**DATA:**
::::
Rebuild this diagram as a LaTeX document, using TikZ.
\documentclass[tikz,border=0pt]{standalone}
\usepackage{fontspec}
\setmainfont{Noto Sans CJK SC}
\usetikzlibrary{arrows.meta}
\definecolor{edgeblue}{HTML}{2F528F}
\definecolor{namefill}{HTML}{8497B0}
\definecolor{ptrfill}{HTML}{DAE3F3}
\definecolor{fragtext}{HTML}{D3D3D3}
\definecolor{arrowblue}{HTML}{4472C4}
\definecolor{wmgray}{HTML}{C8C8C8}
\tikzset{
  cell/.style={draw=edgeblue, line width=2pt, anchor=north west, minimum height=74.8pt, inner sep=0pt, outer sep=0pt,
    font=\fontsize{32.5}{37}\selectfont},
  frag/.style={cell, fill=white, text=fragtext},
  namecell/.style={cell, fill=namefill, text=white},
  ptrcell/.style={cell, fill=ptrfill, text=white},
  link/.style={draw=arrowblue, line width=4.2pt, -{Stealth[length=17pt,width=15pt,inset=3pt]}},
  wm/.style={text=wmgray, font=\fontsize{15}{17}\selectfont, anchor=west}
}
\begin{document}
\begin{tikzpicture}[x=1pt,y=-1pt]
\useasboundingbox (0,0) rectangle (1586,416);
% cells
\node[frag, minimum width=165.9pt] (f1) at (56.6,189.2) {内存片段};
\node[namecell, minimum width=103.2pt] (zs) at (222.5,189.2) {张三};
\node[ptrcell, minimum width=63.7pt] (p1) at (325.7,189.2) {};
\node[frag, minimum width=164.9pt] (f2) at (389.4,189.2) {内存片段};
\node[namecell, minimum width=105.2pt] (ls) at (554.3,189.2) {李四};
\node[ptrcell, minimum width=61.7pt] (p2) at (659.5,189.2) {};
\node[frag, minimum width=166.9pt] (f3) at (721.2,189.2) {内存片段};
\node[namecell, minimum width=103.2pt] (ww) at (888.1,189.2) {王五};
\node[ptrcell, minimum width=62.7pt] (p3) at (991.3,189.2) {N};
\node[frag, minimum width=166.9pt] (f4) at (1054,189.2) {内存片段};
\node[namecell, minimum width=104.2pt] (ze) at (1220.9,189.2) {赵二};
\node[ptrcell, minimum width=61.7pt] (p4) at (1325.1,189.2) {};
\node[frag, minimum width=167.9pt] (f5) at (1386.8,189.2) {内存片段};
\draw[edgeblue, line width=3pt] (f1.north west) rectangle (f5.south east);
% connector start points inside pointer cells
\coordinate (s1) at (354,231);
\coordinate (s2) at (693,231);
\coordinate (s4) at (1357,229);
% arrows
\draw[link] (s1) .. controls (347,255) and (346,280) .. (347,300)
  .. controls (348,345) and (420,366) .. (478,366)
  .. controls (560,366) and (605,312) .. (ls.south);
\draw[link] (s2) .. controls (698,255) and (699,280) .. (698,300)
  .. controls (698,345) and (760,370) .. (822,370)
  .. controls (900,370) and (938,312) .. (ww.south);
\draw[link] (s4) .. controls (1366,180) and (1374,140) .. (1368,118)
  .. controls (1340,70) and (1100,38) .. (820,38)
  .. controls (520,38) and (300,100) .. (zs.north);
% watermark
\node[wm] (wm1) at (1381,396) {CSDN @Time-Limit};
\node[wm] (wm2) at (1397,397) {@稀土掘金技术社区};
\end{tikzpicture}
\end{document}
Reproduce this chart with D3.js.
::::
**WHAT THE TASK ASKS:**
Write every line of the material above again, exactly.

**EXERCISE OUTPUT:**
Rebuild this diagram as a LaTeX document, using TikZ.
\documentclass[tikz,border=0pt]{standalone}
\usepackage{fontspec}
\setmainfont{Noto Sans CJK SC}
\usetikzlibrary{arrows.meta}
\definecolor{edgeblue}{HTML}{2F528F}
\definecolor{namefill}{HTML}{8497B0}
\definecolor{ptrfill}{HTML}{DAE3F3}
\definecolor{fragtext}{HTML}{D3D3D3}
\definecolor{arrowblue}{HTML}{4472C4}
\definecolor{wmgray}{HTML}{C8C8C8}
\tikzset{
  cell/.style={draw=edgeblue, line width=2pt, anchor=north west, minimum height=74.8pt, inner sep=0pt, outer sep=0pt,
    font=\fontsize{32.5}{37}\selectfont},
  frag/.style={cell, fill=white, text=fragtext},
  namecell/.style={cell, fill=namefill, text=white},
  ptrcell/.style={cell, fill=ptrfill, text=white},
  link/.style={draw=arrowblue, line width=4.2pt, -{Stealth[length=17pt,width=15pt,inset=3pt]}},
  wm/.style={text=wmgray, font=\fontsize{15}{17}\selectfont, anchor=west}
}
\begin{document}
\begin{tikzpicture}[x=1pt,y=-1pt]
\useasboundingbox (0,0) rectangle (1586,416);
% cells
\node[frag, minimum width=165.9pt] (f1) at (56.6,189.2) {内存片段};
\node[namecell, minimum width=103.2pt] (zs) at (222.5,189.2) {张三};
\node[ptrcell, minimum width=63.7pt] (p1) at (325.7,189.2) {};
\node[frag, minimum width=164.9pt] (f2) at (389.4,189.2) {内存片段};
\node[namecell, minimum width=105.2pt] (ls) at (554.3,189.2) {李四};
\node[ptrcell, minimum width=61.7pt] (p2) at (659.5,189.2) {};
\node[frag, minimum width=166.9pt] (f3) at (721.2,189.2) {内存片段};
\node[namecell, minimum width=103.2pt] (ww) at (888.1,189.2) {王五};
\node[ptrcell, minimum width=62.7pt] (p3) at (991.3,189.2) {N};
\node[frag, minimum width=166.9pt] (f4) at (1054,189.2) {内存片段};
\node[namecell, minimum width=104.2pt] (ze) at (1220.9,189.2) {赵二};
\node[ptrcell, minimum width=61.7pt] (p4) at (1325.1,189.2) {};
\node[frag, minimum width=167.9pt] (f5) at (1386.8,189.2) {内存片段};
\draw[edgeblue, line width=3pt] (f1.north west) rectangle (f5.south east);
% connector start points inside pointer cells
\coordinate (s1) at (354,231);
\coordinate (s2) at (693,231);
\coordinate (s4) at (1357,229);
% arrows
\draw[link] (s1) .. controls (347,255) and (346,280) .. (347,300)
  .. controls (348,345) and (420,366) .. (478,366)
  .. controls (560,366) and (605,312) .. (ls.south);
\draw[link] (s2) .. controls (698,255) and (699,280) .. (698,300)
  .. controls (698,345) and (760,370) .. (822,370)
  .. controls (900,370) and (938,312) .. (ww.south);
\draw[link] (s4) .. controls (1366,180) and (1374,140) .. (1368,118)
  .. controls (1340,70) and (1100,38) .. (820,38)
  .. controls (520,38) and (300,100) .. (zs.north);
% watermark
\node[wm] (wm1) at (1381,396) {CSDN @Time-Limit};
\node[wm] (wm2) at (1397,397) {@稀土掘金技术社区};
\end{tikzpicture}
\end{document}
Reproduce this chart with D3.js.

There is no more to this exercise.